🤖 AI Summary
Dynamic alignment of shared mental models (SMMs) remains challenging in human–machine teaming (HMT). Method: We propose a lightweight, interpretable real-time collaboration verification framework. We develop a browser-based testbed in Minecraft, integrated with WebRTC for low-latency audio-video synchronization and a first-person multi-source recording system, enabling continuous, partially observable human–AI interaction. Post-task, we deploy a GPT-4–driven debriefing tool supporting dual-perspective replay and natural-language, question-answering–style explanations of AI behavior. Contribution/Results: This work introduces the first lightweight Minecraft testbed and an explainable debriefing paradigm tailored to HMT. Empirical evaluation shows deployment time ≤5 minutes; user accuracy in inferring AI intent improves by 37% (n=42), significantly lowering barriers to HMT research.
📝 Abstract
In this work, we present two novel contributions toward improving research in human-machine teaming (HMT): 1) a Minecraft testbed to accelerate testing and deployment of collaborative AI agents and 2) a tool to allow users to revisit and analyze behaviors within an HMT episode to facilitate shared mental model development.
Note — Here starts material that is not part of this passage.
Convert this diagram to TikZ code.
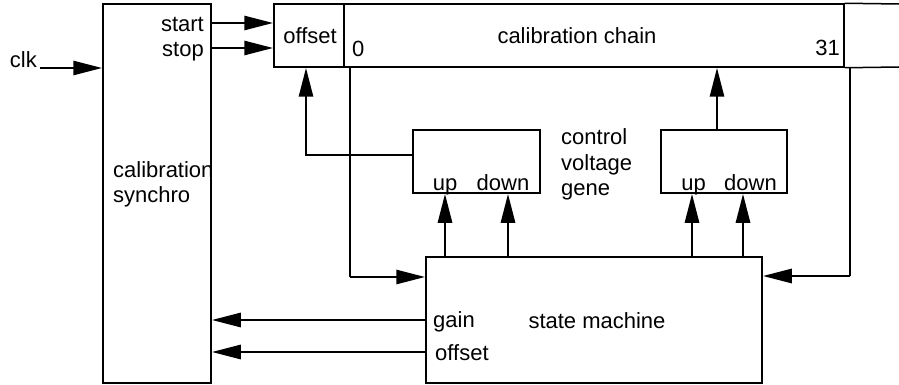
\documentclass[tikz,border=0pt]{standalone}
\usepackage{fontspec}
\setmainfont{Liberation Sans}
\usetikzlibrary{arrows.meta}
\begin{document}
\begin{tikzpicture}[x=1pt,y=-1pt,
 box/.style={draw, line width=1.5pt, inner sep=0pt},
 lbl/.style={inner sep=0pt, font=\fontsize{22}{26}\selectfont},
 wire/.style={line width=1.5pt},
 arr/.style={line width=2.8pt, -{Triangle[length=29pt,width=14pt]}}]
\useasboundingbox (0,0) rectangle (899,385);
% boxes
\node[box, minimum width=108pt, minimum height=379pt] (sync) at (157,193.5) {};
\node[box, minimum width=70pt, minimum height=63pt] (offc) at (309,35.5) {};
\node[box, minimum width=500pt, minimum height=63pt] (chain) at (594,35.5) {};
\node[box, minimum width=336pt, minimum height=126pt] (sm) at (594,320) {};
\node[box, minimum width=127pt, minimum height=63pt] (cg1) at (476.5,161.5) {};
\node[box, minimum width=126pt, minimum height=63pt] (cg2) at (724,161.5) {};
\coordinate (tailtop) at (899,4);
\coordinate (tailbot) at (899,67);
\draw[wire] (chain.north east) -- (tailtop);
\draw[wire] (chain.south east) -- (tailbot);
% texts
\node[lbl, anchor=base east] (clk) at (37,68) {clk};
\node[lbl, anchor=base east] (start) at (204,32) {start};
\node[lbl, anchor=base east] (stop) at (204,57) {stop};
\node[lbl, anchor=base] (offt) at (310,44) {offset};
\node[lbl, anchor=base west] (zero) at (352,57) {0};
\node[lbl, anchor=base east] (tone) at (840,56) {31};
\node[lbl, anchor=base] (chaint) at (577,44) {calibration chain};
\node[lbl, anchor=base west] (syn1) at (113,177) {calibration};
\node[lbl, anchor=base west] (syn2) at (113,202) {synchro};
\node[lbl, anchor=base west] (cv1) at (561,145) {control};
\node[lbl, anchor=base west] (cv2) at (561,170) {voltage};
\node[lbl, anchor=base west] (cv3) at (561,195) {gene};
\node[lbl, anchor=base] (up1) at (445,190) {up};
\node[lbl, anchor=base] (dn1) at (503,190) {down};
\node[lbl, anchor=base] (up2) at (693.5,190) {up};
\node[lbl, anchor=base] (dn2) at (750.5,190) {down};
\node[lbl, anchor=base west] (gaint) at (433,327) {gain};
\node[lbl, anchor=base west] (offsm) at (435,360) {offset};
\node[lbl, anchor=base] (smt) at (597,328) {state machine};
% connectors
\draw[arr] ([xshift=3pt]clk.base east) -- (clk.base east -| sync.west);
\draw[arr] (sync.east |- 0,23) -- (offc.west |- 0,23);
\draw[arr] (sync.east |- 0,48) -- (offc.west |- 0,48);
\coordinate (lcorner) at (350,277);
\coordinate (rcorner) at (850,276);
\draw[wire] (chain.south west -| lcorner) -- (lcorner);
\draw[arr] (lcorner) -- (lcorner -| sm.west);
\draw[wire] (chain.south east -| rcorner) -- (rcorner);
\draw[arr] (rcorner) -- (rcorner -| sm.east);
\coordinate (fb) at (306,155);
\draw[arr] (cg1.west |- fb) -- (fb) -- (fb |- offc.south);
\draw[arr] (cg2.north -| 717,0) -- (chain.south -| 717,0);
\foreach \xx in {445,508}
  \draw[arr] (sm.north -| \xx,0) -- (cg1.south -| \xx,0);
\foreach \xx in {692,743}
  \draw[arr] (sm.north -| \xx,0) -- (cg2.south -| \xx,0);
\draw[arr] (sm.west |- 0,320) -- (sync.east |- 0,320);
\draw[arr] (sm.west |- 0,352) -- (sync.east |- 0,352);
\end{tikzpicture}
\end{document}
Our browser-based Minecraft testbed allows for rapid testing of collaborative agents in a continuous-space, real-time, partially-observable environment with real humans without cumbersome setup typical to human-AI interaction user studies. As Minecraft has an extensive player base and a rich ecosystem of pre-built AI agents, we hope this contribution can help to facilitate research quickly in the design of new collaborative agents and in understanding different human factors within HMT. Our mental model alignment tool facilitates user-led post-mission analysis by including video displays of first-person perspectives of the team members (i.e., the human and AI) that can be replayed, and a chat interface that leverages GPT-4 to provide answers to various queries regarding the AI's experiences and model details.